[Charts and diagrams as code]

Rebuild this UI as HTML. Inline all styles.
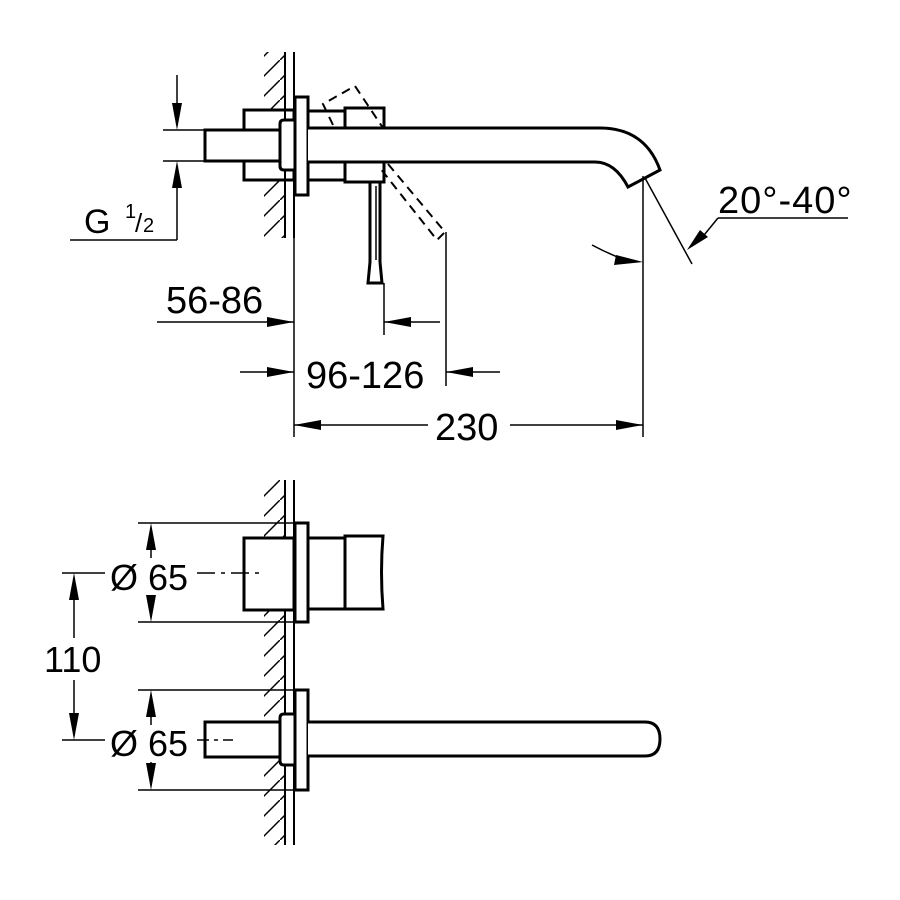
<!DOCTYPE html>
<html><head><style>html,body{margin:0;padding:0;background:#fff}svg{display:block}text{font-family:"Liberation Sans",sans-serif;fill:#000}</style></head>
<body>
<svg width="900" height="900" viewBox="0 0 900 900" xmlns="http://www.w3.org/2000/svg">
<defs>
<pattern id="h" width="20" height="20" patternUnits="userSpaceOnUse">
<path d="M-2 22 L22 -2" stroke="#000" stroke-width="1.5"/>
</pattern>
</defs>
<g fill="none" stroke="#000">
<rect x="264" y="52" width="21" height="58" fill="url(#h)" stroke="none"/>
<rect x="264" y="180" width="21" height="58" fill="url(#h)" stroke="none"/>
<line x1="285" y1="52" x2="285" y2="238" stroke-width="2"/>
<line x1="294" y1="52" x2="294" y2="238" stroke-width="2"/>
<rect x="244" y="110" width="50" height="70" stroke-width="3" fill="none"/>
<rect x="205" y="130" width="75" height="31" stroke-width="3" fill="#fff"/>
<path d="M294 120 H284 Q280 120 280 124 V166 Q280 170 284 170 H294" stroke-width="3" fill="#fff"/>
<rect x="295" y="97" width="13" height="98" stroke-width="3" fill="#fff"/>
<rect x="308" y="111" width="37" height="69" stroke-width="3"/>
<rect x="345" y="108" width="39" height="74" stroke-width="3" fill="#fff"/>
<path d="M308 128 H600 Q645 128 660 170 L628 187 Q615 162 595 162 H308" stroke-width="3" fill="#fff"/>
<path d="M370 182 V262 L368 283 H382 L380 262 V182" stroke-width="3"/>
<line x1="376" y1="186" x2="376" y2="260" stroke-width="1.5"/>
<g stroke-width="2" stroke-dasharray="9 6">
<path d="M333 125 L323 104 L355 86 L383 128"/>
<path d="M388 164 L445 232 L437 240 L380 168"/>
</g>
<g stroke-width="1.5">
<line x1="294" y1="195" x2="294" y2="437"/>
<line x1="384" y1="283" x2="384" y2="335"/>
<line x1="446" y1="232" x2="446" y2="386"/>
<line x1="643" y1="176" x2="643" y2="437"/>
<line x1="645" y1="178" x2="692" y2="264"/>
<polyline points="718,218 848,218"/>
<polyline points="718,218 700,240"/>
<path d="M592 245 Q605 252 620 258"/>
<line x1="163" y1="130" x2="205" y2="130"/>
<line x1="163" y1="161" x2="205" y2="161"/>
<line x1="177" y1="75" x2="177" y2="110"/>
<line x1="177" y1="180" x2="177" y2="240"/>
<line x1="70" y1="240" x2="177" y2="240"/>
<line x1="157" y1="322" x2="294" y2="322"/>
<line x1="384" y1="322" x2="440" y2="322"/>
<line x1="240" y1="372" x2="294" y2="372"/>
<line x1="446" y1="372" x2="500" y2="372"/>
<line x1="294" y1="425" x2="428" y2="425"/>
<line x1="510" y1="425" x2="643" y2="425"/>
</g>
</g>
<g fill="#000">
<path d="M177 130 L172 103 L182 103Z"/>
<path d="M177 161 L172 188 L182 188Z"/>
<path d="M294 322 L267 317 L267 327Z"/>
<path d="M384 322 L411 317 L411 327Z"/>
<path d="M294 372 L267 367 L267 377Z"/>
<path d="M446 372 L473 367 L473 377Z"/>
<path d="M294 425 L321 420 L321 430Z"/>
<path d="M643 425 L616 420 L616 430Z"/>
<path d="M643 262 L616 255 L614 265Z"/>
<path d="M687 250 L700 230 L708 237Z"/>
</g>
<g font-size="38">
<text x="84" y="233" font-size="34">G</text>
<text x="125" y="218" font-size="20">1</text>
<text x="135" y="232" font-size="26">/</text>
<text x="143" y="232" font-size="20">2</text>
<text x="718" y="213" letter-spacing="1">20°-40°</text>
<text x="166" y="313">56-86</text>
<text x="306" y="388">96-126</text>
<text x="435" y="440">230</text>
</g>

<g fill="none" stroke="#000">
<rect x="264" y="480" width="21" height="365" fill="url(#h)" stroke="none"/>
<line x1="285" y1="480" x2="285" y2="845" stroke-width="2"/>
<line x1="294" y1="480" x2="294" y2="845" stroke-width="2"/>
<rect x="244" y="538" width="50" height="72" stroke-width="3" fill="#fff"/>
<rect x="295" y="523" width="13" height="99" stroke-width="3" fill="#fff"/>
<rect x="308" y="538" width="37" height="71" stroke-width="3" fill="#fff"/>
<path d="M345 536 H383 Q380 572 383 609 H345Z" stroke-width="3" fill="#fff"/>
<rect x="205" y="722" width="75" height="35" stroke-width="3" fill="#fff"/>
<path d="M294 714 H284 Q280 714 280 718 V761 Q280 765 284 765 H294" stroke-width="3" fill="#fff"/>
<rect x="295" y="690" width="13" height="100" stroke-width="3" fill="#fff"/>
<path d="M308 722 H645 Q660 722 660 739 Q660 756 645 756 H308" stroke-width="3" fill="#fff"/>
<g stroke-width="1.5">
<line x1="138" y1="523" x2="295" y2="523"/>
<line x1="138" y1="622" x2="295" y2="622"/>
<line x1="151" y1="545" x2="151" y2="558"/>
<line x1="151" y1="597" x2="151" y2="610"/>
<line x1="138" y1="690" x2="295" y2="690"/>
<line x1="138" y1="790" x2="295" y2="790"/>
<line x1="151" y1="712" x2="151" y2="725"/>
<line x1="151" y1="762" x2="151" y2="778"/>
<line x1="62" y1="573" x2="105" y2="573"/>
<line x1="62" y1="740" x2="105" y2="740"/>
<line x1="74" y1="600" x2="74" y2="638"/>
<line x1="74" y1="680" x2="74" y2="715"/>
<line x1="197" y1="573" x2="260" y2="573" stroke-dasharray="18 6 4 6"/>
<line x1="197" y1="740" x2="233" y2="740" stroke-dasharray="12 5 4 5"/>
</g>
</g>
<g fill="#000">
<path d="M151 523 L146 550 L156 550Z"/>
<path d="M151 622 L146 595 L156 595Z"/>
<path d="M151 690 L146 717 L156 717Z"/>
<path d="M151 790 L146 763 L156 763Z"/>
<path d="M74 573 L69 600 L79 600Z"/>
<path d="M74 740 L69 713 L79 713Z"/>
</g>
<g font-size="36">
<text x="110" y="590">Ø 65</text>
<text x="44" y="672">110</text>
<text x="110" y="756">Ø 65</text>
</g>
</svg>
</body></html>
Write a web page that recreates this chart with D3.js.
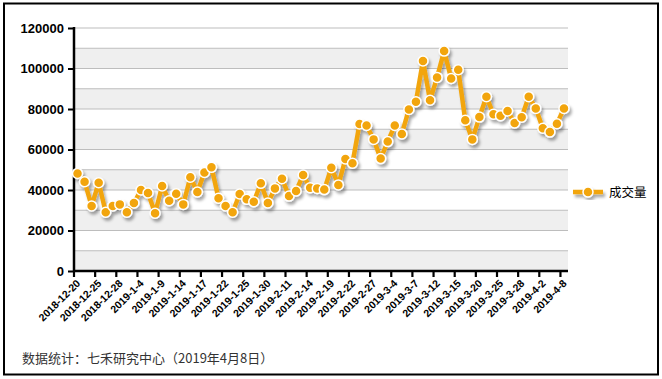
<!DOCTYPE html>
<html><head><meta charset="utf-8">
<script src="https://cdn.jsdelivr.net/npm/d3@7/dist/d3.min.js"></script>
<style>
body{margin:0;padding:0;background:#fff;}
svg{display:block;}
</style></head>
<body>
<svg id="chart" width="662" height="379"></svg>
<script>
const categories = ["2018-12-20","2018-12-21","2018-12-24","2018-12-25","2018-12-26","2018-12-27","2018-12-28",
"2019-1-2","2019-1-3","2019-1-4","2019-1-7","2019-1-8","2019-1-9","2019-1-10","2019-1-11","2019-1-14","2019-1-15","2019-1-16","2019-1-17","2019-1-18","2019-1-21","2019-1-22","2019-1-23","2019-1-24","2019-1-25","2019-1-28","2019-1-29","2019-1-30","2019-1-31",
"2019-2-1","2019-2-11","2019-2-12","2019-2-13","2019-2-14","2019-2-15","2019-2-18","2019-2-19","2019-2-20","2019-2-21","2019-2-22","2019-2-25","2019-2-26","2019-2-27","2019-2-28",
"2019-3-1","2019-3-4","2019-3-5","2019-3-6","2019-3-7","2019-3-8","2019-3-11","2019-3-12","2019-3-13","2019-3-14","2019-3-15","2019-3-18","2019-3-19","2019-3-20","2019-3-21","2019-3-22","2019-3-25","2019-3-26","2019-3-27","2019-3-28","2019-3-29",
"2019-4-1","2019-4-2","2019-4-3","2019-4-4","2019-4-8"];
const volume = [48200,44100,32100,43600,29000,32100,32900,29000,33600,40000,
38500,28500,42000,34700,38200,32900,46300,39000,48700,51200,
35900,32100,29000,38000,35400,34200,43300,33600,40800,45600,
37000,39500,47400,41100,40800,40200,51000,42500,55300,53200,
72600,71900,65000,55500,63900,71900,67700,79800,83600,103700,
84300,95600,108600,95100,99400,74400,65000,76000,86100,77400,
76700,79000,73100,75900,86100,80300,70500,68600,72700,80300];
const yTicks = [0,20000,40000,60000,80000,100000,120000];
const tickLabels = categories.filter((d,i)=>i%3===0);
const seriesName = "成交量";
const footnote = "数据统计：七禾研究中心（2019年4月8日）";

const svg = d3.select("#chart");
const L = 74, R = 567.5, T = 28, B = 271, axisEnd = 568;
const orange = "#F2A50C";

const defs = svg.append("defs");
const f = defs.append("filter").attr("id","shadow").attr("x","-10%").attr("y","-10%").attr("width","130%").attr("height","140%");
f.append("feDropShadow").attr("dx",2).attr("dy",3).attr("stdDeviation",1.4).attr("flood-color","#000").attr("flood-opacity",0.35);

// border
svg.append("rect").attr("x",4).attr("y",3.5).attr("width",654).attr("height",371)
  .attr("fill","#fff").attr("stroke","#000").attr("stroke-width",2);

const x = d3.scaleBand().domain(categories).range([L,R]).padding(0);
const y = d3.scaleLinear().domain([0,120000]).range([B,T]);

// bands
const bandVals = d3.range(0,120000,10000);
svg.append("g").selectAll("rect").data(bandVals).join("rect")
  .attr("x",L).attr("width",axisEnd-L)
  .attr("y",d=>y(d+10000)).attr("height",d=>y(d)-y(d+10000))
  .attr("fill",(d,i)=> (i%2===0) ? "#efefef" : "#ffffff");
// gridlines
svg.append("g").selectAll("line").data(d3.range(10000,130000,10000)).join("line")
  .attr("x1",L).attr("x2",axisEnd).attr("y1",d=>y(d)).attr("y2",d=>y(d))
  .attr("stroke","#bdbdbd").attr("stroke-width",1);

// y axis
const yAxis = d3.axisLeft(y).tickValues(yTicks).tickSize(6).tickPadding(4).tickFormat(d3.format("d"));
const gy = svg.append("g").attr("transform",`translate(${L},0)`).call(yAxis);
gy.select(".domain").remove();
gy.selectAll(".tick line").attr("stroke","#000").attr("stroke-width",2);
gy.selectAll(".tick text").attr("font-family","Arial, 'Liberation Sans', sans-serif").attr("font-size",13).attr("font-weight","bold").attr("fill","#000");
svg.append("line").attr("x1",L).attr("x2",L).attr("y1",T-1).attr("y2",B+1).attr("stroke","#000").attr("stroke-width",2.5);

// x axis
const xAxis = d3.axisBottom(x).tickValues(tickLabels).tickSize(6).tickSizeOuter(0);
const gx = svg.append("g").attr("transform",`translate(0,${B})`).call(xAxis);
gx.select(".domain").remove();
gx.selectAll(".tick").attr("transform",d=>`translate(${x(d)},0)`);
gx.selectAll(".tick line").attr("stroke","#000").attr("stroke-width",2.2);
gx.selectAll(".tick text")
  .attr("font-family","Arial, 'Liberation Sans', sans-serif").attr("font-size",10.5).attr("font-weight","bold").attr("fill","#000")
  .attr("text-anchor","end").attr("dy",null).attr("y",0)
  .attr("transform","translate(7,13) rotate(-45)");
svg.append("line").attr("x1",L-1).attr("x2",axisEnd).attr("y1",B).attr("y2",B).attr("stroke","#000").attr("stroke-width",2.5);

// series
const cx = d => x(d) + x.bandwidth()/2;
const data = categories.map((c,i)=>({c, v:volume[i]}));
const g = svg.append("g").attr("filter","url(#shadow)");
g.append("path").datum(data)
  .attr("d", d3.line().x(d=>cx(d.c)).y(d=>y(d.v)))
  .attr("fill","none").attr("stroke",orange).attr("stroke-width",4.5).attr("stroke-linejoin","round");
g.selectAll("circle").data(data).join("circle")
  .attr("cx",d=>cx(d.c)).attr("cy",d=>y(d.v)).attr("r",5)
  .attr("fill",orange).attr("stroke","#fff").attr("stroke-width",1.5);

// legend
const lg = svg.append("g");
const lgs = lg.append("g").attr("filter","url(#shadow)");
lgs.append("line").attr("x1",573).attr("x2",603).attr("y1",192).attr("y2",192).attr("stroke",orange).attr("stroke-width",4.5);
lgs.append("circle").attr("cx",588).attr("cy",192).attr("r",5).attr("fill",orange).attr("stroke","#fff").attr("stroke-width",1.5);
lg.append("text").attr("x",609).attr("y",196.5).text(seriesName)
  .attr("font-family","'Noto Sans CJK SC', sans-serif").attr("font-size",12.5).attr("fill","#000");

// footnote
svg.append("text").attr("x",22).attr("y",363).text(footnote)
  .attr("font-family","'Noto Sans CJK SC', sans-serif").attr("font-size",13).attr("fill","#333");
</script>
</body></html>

## Short exercise
Give a single number: the count of lines above that include the word "this".

## Exercise result
2